*Set task*
Check every line of the material below for "this". Give the number of lines that have it, and only that.

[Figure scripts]

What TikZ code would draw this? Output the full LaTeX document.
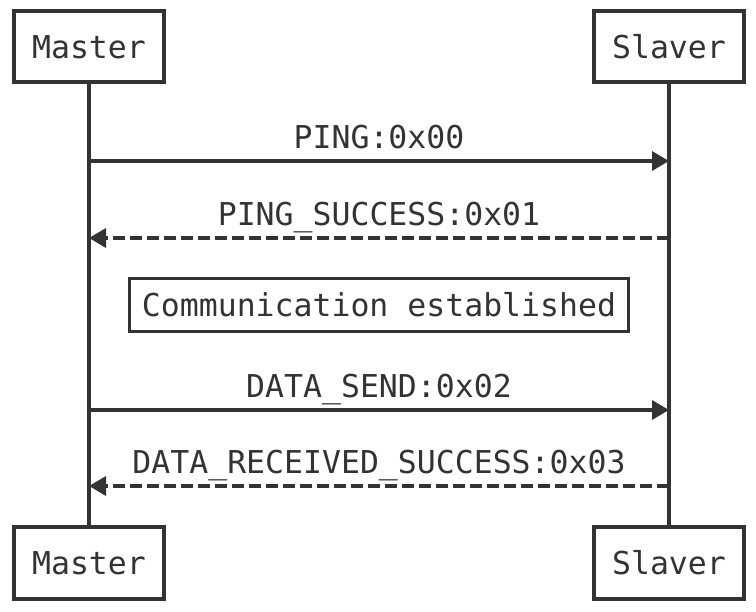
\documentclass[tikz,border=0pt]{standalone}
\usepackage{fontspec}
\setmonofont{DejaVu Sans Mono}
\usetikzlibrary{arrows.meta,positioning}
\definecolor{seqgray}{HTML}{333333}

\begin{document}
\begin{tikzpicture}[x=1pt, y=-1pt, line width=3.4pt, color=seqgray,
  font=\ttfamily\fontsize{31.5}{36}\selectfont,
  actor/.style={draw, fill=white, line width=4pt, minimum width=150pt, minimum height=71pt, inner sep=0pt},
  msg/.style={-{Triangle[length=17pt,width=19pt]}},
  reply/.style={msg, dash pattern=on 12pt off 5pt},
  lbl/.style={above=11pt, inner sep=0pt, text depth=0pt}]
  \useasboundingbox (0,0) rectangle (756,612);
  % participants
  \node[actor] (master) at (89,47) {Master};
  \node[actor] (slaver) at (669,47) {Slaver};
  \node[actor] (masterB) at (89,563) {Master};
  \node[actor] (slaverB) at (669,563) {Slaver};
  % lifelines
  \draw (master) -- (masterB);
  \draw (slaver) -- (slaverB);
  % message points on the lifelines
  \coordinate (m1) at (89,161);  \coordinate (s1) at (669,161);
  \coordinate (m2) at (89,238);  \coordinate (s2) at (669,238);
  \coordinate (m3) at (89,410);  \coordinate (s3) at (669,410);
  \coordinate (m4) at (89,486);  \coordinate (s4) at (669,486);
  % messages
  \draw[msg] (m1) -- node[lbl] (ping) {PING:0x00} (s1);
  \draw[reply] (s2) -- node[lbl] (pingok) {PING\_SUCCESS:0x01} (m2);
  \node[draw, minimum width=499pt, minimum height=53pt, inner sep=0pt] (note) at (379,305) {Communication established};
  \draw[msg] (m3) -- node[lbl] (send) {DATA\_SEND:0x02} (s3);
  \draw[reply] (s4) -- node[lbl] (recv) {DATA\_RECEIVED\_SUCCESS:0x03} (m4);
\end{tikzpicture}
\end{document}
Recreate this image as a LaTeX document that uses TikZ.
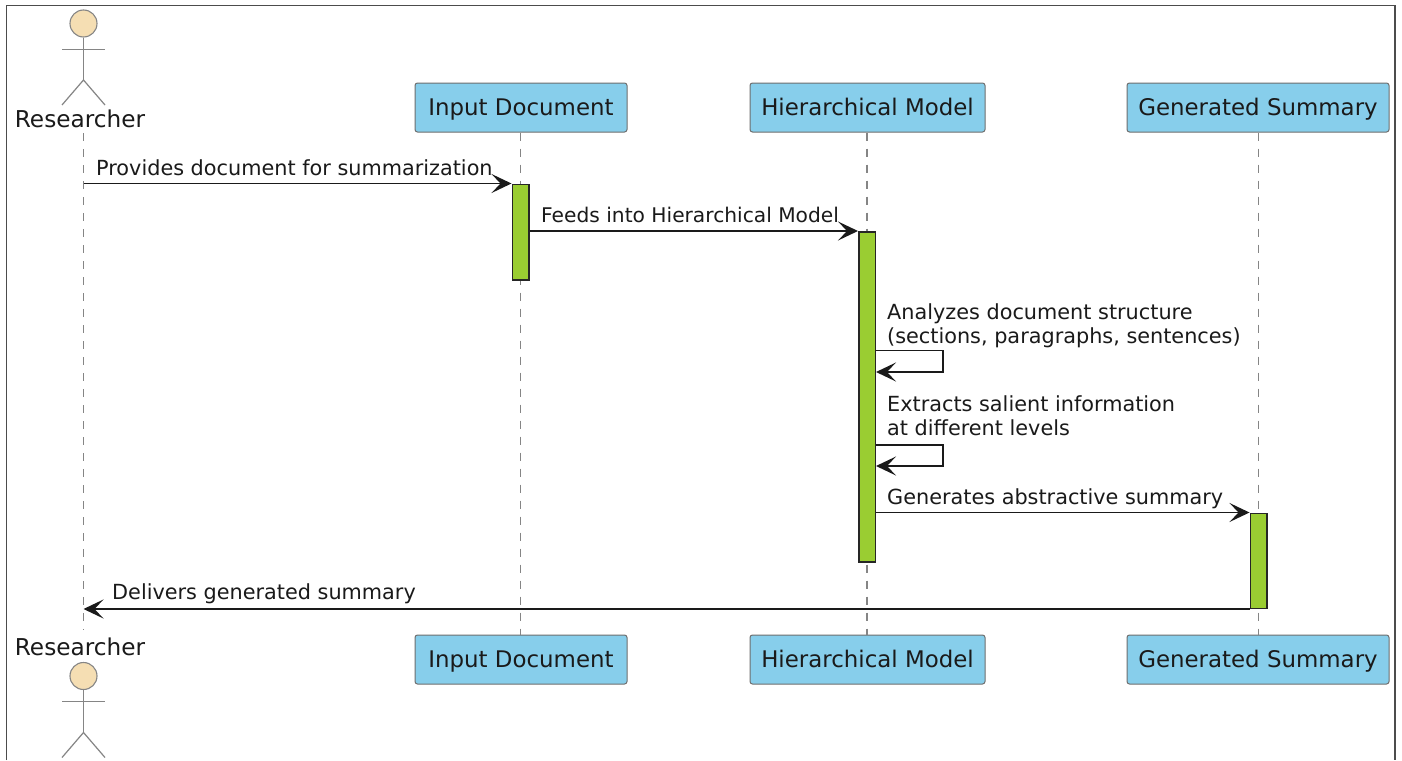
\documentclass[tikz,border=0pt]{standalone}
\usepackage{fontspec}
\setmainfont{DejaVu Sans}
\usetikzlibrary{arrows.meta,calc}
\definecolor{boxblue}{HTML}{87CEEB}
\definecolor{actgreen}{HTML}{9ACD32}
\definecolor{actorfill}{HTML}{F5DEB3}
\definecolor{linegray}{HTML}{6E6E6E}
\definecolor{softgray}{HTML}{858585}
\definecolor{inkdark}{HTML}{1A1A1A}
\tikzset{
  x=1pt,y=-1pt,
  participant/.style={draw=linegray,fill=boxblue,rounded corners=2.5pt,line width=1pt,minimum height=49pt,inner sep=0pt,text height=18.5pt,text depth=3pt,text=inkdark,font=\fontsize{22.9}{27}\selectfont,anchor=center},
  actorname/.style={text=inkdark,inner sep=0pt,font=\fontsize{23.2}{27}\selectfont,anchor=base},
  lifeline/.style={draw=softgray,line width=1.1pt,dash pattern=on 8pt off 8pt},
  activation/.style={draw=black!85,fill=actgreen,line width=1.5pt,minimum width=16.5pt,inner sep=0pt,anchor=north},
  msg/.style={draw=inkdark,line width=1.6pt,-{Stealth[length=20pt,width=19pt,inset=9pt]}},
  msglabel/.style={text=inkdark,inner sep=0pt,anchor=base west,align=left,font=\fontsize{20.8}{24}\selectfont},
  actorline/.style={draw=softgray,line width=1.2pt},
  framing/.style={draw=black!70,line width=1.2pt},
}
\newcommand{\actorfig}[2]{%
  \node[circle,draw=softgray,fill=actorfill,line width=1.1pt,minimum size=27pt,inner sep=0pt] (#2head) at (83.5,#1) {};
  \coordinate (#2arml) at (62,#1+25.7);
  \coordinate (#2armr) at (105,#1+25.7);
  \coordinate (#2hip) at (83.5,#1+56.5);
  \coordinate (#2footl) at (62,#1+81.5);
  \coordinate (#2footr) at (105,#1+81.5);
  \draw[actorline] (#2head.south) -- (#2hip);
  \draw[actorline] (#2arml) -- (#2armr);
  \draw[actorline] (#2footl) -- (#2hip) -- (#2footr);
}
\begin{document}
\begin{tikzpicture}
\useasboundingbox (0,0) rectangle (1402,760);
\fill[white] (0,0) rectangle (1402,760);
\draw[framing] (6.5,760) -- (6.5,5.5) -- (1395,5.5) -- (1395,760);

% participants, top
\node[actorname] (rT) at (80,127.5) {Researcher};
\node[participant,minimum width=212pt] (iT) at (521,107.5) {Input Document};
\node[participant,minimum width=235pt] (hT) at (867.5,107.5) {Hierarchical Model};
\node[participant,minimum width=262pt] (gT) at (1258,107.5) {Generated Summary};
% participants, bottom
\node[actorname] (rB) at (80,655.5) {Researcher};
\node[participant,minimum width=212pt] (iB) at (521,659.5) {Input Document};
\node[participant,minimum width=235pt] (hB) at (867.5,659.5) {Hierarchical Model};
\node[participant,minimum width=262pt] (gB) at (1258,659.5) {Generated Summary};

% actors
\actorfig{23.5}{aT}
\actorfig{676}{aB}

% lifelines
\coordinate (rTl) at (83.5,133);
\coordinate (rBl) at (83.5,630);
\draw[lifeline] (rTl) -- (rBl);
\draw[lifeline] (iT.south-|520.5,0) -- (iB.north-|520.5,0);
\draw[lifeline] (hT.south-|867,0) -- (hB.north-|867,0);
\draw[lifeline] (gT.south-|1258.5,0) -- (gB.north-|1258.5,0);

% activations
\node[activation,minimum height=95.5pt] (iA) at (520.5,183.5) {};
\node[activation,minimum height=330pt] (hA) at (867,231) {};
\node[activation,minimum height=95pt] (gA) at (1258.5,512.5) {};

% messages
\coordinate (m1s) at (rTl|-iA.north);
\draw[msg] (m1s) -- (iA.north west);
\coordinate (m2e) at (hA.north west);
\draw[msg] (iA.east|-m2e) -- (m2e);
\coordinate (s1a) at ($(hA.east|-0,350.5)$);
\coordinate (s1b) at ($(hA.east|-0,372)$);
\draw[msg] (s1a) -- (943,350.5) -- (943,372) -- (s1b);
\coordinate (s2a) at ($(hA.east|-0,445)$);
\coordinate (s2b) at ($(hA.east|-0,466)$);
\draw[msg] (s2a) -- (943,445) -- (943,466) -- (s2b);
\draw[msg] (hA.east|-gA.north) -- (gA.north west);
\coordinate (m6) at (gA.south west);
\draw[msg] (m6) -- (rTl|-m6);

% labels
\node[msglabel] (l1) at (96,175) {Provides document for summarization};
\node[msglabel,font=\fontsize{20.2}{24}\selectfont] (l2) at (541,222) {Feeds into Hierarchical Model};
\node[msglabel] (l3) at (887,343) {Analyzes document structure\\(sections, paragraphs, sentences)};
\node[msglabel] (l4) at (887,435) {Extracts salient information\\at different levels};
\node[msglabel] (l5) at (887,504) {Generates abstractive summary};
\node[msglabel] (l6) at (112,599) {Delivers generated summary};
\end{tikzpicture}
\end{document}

*Response to the exercise*
2